To the far right, these neighbourhoods are “no-go zones” that challenge their notion of what it means to be European.
To those who live in them, they are Europe. These are their stories.
It is March 21, the International Day for the Elimination of Racial Discrimination, and Javied Aslam is preparing for the day ahead.
As the wind rattles through the broken window of his office in Kogia Square, close to the Athens neighbourhood of Omonia, the Pakistani community leader replaces the batteries in his megaphone.
“Testing, testing, 123. Oh yes, it’s working,” he says.
He’ll be needing it today as he marches through the heart of the Greek capital’s South Asian migrant community.
Beginning at the top of Sofokleos Street with its graffitied mobile phone shops, grocery stores and South Asian restaurants, he heads towards Omonia Square, his megaphone in hand.
He has a message for those he passes.
“Raise your voices to get your papers, for every immigrant to receive open immigration, to give everyone their rights with honour and dignity,” he tells them.

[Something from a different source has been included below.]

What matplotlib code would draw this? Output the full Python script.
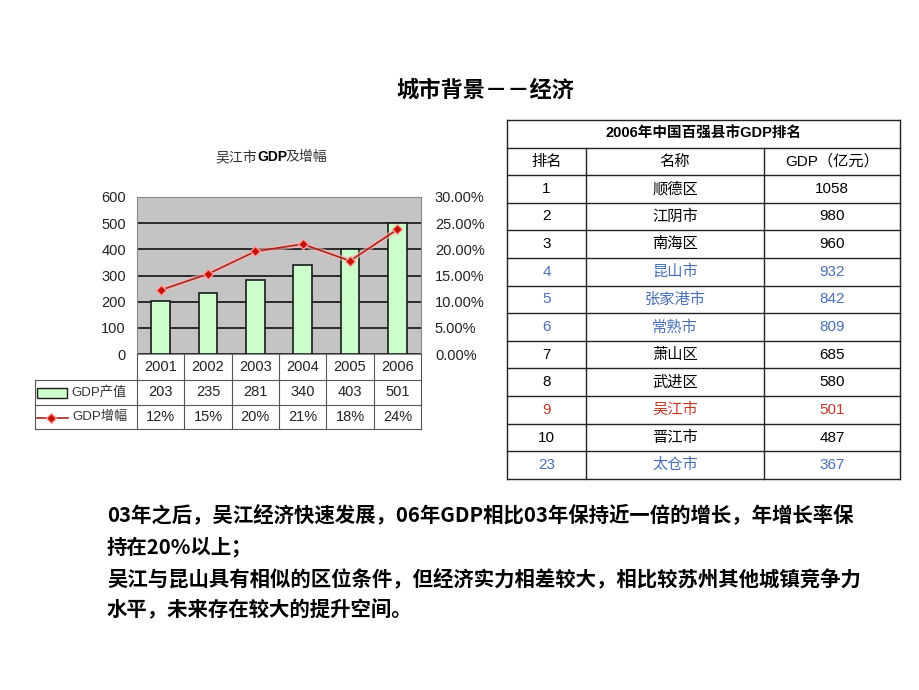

Some stop to shake his hand. Others gather behind him. A banner is unfurled.
“My brothers, this is the time, so come for your rights, come raise your voice to demand your rights, with dignity. Come, everyone, let’s flood into Omonia and demand our rights. Open immigration without conditions, without hurdles,” he says.
By the time he reaches the other end of Sofokleos Street, there are 40 men behind him – migrant workers from Pakistan, India and Bangladesh. This is their community – a bustling marketplace where everything is for sale, including stolen phones and bikes, and where nobody asks for papers or residency permits, and they are Javied’s army. He speaks and they follow. But it hasn’t always been like this.
When Javied first left Pakistan for Greece in 1996, his dream was to continue his education in the birthplace of democracy.
But over the past 20 years, he has seen the country struggle through a crippling economic crisis. And as Greece has suffered, the climate for migrant workers has worsened. Across the country, there have been reports of them being cheated, exploited and attacked.
In helping them, Javied has found his calling. As the leader of the Union of Immigrant Workers, he pursues justice for victims of attacks, mediates between employers and employees and provides support to his community.
He has helped people like Ashfaq Mahmoud, a migrant farm worker beaten unconscious by a group of armed men. But he knows that defending the rights of some of the most vulnerable comes with its own dangers and could make him a target for the country’s violent far-right groups.